The key factor of quantitative research is reliability, while the key factor of qualitative research is authenticity.
What are the different types of analysis in quantitative and qualitative research?
Quantitative = statistical Qualitative = thematic
Is the researcher detached or involved in qualitative research?
Involved
What is the role of non-experimental/correlational studies? What do they measure?
Non-experimental/correlational studies look for relationships among or between variables. They measure the direction, strength and statistical significance of these relationships.
What is the role of experimental studies?
Experimental studies look for causal relationships between factors, such as the IV and DV. A study requires some sort of manipulation (of participants, IVs etc.) to be considered experimental.

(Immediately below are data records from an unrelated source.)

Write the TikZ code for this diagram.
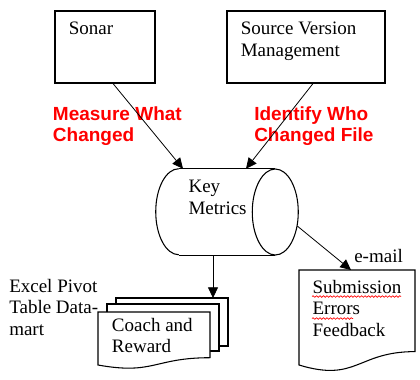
\documentclass[tikz,border=0pt]{standalone}
\usepackage{fontspec}
\setmainfont{Liberation Serif}
\newfontfamily\arialfont{Liberation Sans}
\usetikzlibrary{arrows.meta,calc,positioning,decorations.pathmorphing}
\tikzset{
  srcbox/.style   = {draw, line width=0.8pt, minimum width=75pt, minimum height=54pt,
                     inner sep=0pt},
  store/.style    = {inner sep=0pt, minimum width=106.5pt, minimum height=64.5pt},
  storeline/.style= {line width=0.8pt},
  txt/.style      = {inner sep=0pt, anchor=base west, align=left,
                     font=\fontsize{14.25}{16}\selectfont},
  redtxt/.style   = {txt, text=red, font=\arialfont\bfseries\fontsize{14.25}{16}\selectfont},
  flow/.style     = {-{Triangle[length=8pt,width=7.5pt]}, line width=0.6pt},
  docline/.style  = {draw, fill=white, line width=0.8pt},
  squiggle/.style = {red, line width=0.5pt, decorate,
                     decoration={snake, amplitude=0.6pt, segment length=2.6pt}},
}
\begin{document}
\begin{tikzpicture}[x=0.75pt,y=-0.75pt]
  \useasboundingbox (0,0) rectangle (420,379);
  % inputs
  \node[srcbox] (sonar) at (105,47) {};
  \node[srcbox, minimum width=118.5pt] (svm) at (306,47) {};
  \node[txt] (sonartxt) at (68.5,34) {Sonar};
  \node[txt] (svmtxt) at (240.5,56) {Source Version\\Management};
  \node[redtxt] (measure) at (52.7,141.7) {Measure What\\Changed};
  \node[redtxt] (identify) at (254,141.7) {Identify Who\\Changed File};
  % metrics store
  \node[store] (metrics) at (227,212) {};
  \draw[storeline] ($(metrics.north west)+(23,0)$) -- ($(metrics.north east)+(-23,0)$);
  \draw[storeline] ($(metrics.south west)+(23,0)$) -- ($(metrics.south east)+(-23,0)$);
  \draw[storeline] ($(metrics.north west)+(23,0)$)
      arc[start angle=90, end angle=270, x radius=17.25pt, y radius=32.25pt];
  \draw[storeline] ($(metrics.east)+(-23,0)$) ellipse [x radius=17.25pt, y radius=32.25pt];
  \node[txt] (metricstxt) at (188.3,214) {Key\\Metrics};
  % stacked reports
  \draw[docline] (116,304) |- (228,298) |- (219,346);
  \draw[docline] (107,312) |- (219,304) |- (210,351);
  \draw[docline] (98,312) -- (210,312) -- (210,357.7)
      .. controls (154,357.7) and (154,375.1) .. (98,365) -- cycle;
  \node[txt] (excel) at (9,335) {Excel Pivot\\Table Data-\\mart};
  \node[txt] (coach) at (111.7,352.7) {Coach and\\Reward};
  % feedback document
  \draw[docline] (299,270) -- (415,270) -- (415,351.6)
      .. controls (357,351.6) and (357,382.6) .. (299,365) -- cycle;
  \node[txt] (email) at (354,262) {e-mail};
  \node[txt] (submission) at (312.3,336) {Submission\\Errors\\Feedback};
  \draw[squiggle] (312,296.5) -- (401,296.5);
  \draw[squiggle] (312,318.5) -- (353,318.5);
  % connectors
  \coordinate (stacktop) at (213,298);
  \coordinate (doctop) at (351,270);
  \draw[flow] ($(sonar.south)+(8,0)$) -- ($(metrics.north)+(-44,0)$);
  \draw[flow] ($(svm.south)+(7,0)$) -- ($(metrics.north)+(19,0)$);
  \draw[flow] ($(metrics.south)+(-14,0)$) -- (stacktop);
  \draw[flow] ($(metrics.east)+(-1,14)$) -- (doctop);
\end{tikzpicture}
\end{document}
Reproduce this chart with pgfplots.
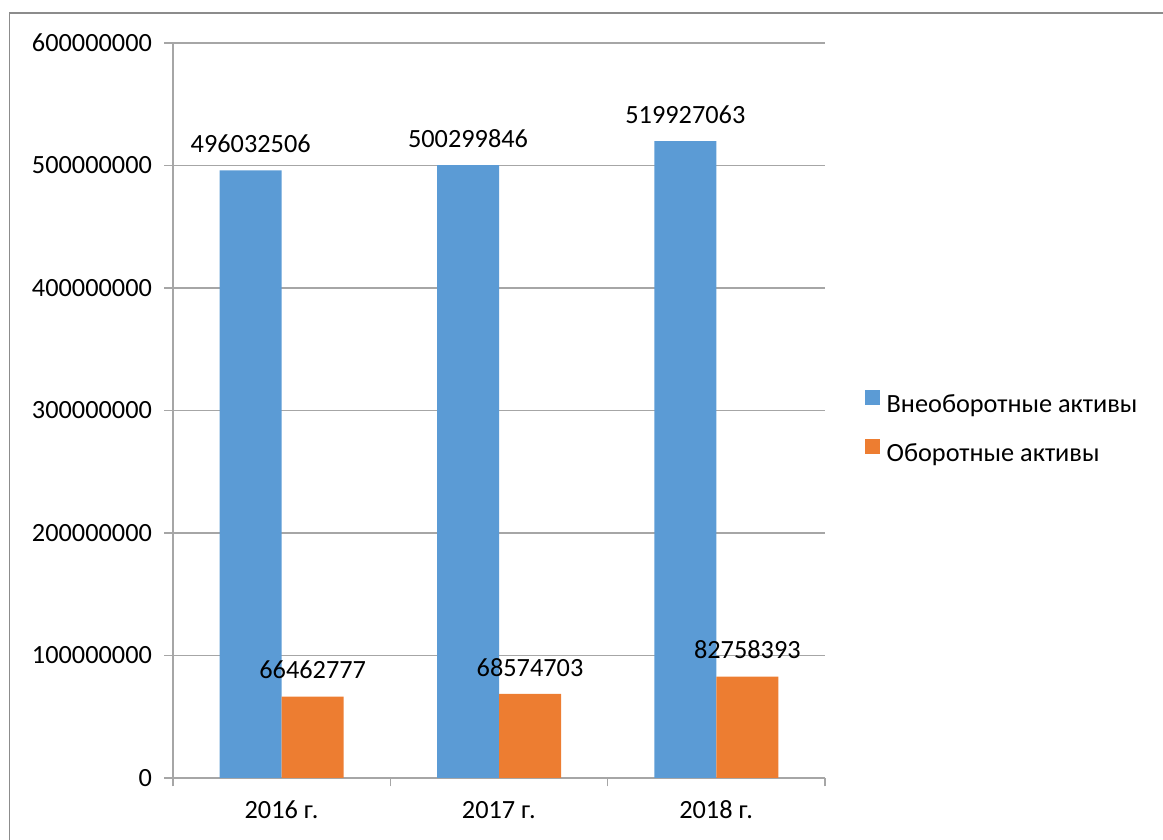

What are the 2 different types of experimental studies? Describe each.
Quasi-experimental and fully experimental.
Quasi-experimental studies use pre-existing or other non-randomly assigned groups (Eg: age, sex, race etc.)
Fully experimental studies involve randomly assigned groups.
What is exploratory research? What does it aim to do? What key word does it answer? How do its researchers need to be? What type of data does it primarily use? Provide an example.
Exploratory research explores areas that haven’t been studied before. It aims to generate new questions for future research in that field. It answers the “what”. Researchers need to be very open-minded and creative. It primarily uses qualitative data to reveal new issues.
Eg: Troshynski and Blank (2008) conducted a study on men who engage in illegal sex trafficking to learn about how they saw their business and their backgrounds.